2. People who try to cut over last minute in rush hour, even though I've been patiently waiting in line. I of course do EVERYTHING in my power to block them out. Sometimes, I've even been known to backwards block, if the person behind me isn't doing their part. Note: Backwards blocking is an advanced skill. Don't try that at home.
3. Scotch (the liquor, not the tape. Tape, ok)
4. Hangovers at work
5. Gwen Stefani and Blake Shelton as a couple (wtf, just stop)
6. Action movies
7. Being surprised by genitals on Snapchat
8. When my chair makes a fart sound and I have to try and recreate said sound so people know I didn't actually fart
10. When I think a picture is phenomenal and it BOMBS on instagram
11. These. No.
12. When my pizza is over
13. Tool (CB's favorite band, I'm sorry, I just can't)
14. When people come up and beg for money. I'm sorry, I just get frightened easily, and if a woman is by herself I think this is just SO wrong. I once had a homeless man ask me for money while I had a pint of Ben and Jerry's in my hand and I said, "Sorry all I have is this ice cream..." and ran away.
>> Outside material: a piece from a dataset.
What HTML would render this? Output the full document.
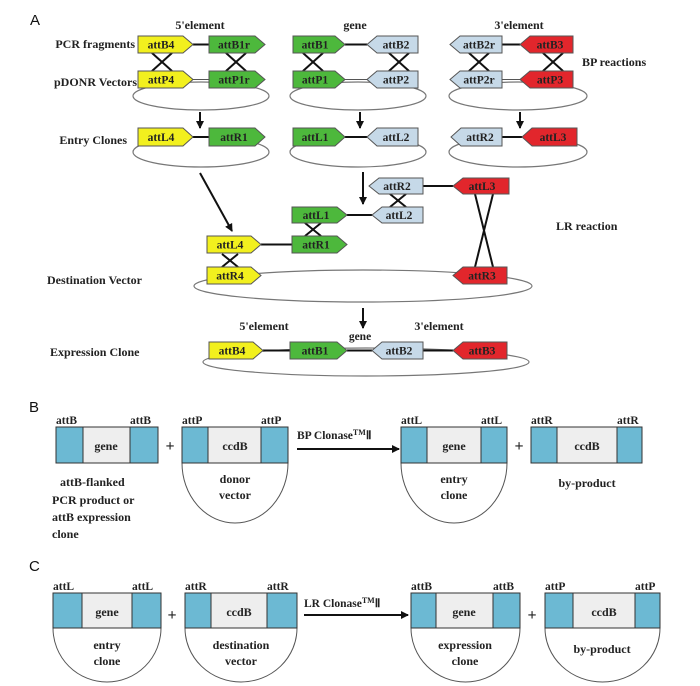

It hadn't occurred to me he probably would've been ok with the ice cream (BUT I PUT ON PANTS FOR THAT ICE CREAM THO)
15. Going to batting practice at an MLB game and the player throws a ball to the little kid beside me, instead of throwing it to me. DAMN KID, GO AWAY! I NEED A BALL.
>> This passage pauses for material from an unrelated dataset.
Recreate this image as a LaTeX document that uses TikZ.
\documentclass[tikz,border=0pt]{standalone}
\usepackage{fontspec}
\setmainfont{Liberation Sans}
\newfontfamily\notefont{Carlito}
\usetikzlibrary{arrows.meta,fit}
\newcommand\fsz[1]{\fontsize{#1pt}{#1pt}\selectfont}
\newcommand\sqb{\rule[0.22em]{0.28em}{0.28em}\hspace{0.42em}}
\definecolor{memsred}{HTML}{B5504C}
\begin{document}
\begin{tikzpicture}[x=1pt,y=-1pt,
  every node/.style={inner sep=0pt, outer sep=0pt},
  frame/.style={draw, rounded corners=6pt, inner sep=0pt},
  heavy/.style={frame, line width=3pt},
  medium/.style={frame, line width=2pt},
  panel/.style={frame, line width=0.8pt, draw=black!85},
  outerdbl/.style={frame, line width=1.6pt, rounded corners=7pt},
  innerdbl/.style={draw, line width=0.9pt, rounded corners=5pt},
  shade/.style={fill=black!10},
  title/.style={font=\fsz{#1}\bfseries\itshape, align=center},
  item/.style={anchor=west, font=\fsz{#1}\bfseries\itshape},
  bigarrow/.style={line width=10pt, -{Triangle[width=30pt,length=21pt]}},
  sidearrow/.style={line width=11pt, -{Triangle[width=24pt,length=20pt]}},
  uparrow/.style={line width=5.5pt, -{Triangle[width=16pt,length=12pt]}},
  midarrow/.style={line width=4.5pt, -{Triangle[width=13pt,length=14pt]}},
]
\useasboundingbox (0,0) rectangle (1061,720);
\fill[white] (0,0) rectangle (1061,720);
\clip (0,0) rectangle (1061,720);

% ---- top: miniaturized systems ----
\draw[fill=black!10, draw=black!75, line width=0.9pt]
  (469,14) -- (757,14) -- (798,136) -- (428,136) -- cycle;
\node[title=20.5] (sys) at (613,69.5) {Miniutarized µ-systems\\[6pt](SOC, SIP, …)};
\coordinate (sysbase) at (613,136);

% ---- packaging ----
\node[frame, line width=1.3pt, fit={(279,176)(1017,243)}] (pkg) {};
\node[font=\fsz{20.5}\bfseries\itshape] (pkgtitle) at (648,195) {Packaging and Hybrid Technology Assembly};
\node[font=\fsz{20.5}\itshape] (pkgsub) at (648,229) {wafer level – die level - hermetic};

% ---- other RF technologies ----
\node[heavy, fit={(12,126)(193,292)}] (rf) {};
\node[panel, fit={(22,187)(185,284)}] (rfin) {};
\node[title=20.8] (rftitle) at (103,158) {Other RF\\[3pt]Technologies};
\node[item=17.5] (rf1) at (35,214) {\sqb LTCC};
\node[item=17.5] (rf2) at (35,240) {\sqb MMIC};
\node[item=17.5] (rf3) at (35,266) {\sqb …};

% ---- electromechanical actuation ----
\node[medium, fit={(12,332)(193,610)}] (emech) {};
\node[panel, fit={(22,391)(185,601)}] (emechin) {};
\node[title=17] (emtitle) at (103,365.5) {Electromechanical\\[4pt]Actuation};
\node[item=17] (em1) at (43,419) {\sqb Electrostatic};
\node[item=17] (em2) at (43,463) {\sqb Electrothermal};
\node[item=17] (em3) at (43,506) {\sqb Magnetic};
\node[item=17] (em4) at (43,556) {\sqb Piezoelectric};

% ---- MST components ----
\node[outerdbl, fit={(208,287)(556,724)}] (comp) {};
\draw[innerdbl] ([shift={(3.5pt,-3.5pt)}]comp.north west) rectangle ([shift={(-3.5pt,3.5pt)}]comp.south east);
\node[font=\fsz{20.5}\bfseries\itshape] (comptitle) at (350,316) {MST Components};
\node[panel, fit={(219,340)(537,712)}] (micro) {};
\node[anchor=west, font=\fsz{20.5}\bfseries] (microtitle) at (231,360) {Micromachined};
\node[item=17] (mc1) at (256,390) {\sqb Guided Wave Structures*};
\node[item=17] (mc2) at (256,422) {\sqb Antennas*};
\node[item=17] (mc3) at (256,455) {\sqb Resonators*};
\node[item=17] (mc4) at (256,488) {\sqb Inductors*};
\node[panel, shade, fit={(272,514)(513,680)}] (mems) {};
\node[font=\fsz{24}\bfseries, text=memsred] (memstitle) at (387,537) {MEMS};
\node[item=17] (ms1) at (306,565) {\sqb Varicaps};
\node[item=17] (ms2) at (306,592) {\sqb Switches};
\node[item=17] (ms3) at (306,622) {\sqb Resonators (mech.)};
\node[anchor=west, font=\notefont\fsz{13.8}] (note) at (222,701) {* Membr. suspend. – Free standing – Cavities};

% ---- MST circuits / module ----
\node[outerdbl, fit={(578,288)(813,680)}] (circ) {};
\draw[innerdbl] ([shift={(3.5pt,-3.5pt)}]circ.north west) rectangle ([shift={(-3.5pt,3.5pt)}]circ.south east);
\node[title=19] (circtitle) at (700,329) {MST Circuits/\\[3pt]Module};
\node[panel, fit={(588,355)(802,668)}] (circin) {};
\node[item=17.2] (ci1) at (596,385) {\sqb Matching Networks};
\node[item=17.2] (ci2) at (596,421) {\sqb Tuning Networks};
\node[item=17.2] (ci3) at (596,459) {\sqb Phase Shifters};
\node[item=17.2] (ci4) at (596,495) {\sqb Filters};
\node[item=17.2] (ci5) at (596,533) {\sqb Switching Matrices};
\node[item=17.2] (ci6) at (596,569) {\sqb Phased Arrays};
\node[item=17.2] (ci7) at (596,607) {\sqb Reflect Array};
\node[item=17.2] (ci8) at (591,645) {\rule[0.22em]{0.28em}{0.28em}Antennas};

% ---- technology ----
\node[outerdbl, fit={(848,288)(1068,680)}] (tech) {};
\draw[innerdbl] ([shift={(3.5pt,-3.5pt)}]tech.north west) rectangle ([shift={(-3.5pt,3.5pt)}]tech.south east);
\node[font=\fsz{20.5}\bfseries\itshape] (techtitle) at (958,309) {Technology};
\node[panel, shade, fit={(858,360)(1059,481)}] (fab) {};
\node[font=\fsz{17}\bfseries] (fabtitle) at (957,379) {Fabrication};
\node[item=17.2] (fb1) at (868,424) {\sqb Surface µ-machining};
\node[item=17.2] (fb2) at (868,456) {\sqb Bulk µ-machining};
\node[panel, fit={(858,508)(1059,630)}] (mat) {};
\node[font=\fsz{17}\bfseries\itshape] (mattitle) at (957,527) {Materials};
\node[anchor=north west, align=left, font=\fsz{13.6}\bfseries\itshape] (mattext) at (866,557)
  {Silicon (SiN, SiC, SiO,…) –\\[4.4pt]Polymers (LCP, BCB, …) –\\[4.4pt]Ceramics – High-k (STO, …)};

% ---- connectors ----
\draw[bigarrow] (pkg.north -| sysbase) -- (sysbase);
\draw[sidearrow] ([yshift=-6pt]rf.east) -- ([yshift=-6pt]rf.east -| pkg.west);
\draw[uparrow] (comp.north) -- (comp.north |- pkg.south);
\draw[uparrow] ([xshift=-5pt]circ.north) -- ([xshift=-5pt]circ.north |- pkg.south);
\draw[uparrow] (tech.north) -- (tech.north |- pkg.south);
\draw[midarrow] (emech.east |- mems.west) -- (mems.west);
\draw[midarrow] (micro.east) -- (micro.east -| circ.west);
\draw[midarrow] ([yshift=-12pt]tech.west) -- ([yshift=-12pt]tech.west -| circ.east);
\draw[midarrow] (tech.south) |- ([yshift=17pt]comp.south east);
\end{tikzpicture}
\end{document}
16. Vague recipes -- next you'll add a splash bit of oregano (NO NO NO... A SPLASH ISN'T A MEASUREMENT. I'M NEW TO COOKING AND I NEED SPECIFICS, MA'AM)
17. Vague bathroom signs. I have a list in my phone of vague bathroom signs that made me want to walk straight up to the manager and punch them square in the mouth.
"Sitting Pretty + Standing Tall" F YOU.
18. People that post 24 times a day on Instagram
19. Blog emails that start out with, "Hello VENUSTRAPPEDINMARS. We really love your blog and your strong love of fashion." Kewl. BYE.
20. Southwest's free-for-all seating
22. When a bitch kills my vibe. Don't do that.
29. Emails that go a little something like this, "Call me when you get a chance"
30. Phone calls
31. Deformed grapes
32. *Shares new blog post on Facebook*
*Checks stats 5 hours later*
*5 people reached*
GEE, gosh darn Facebook. THANK YOU. You fine people over at Facebook are just TOO good to me. Too good. #blessed
Ok that's all I've got.
No one is allowed to talk to me until April 2nd.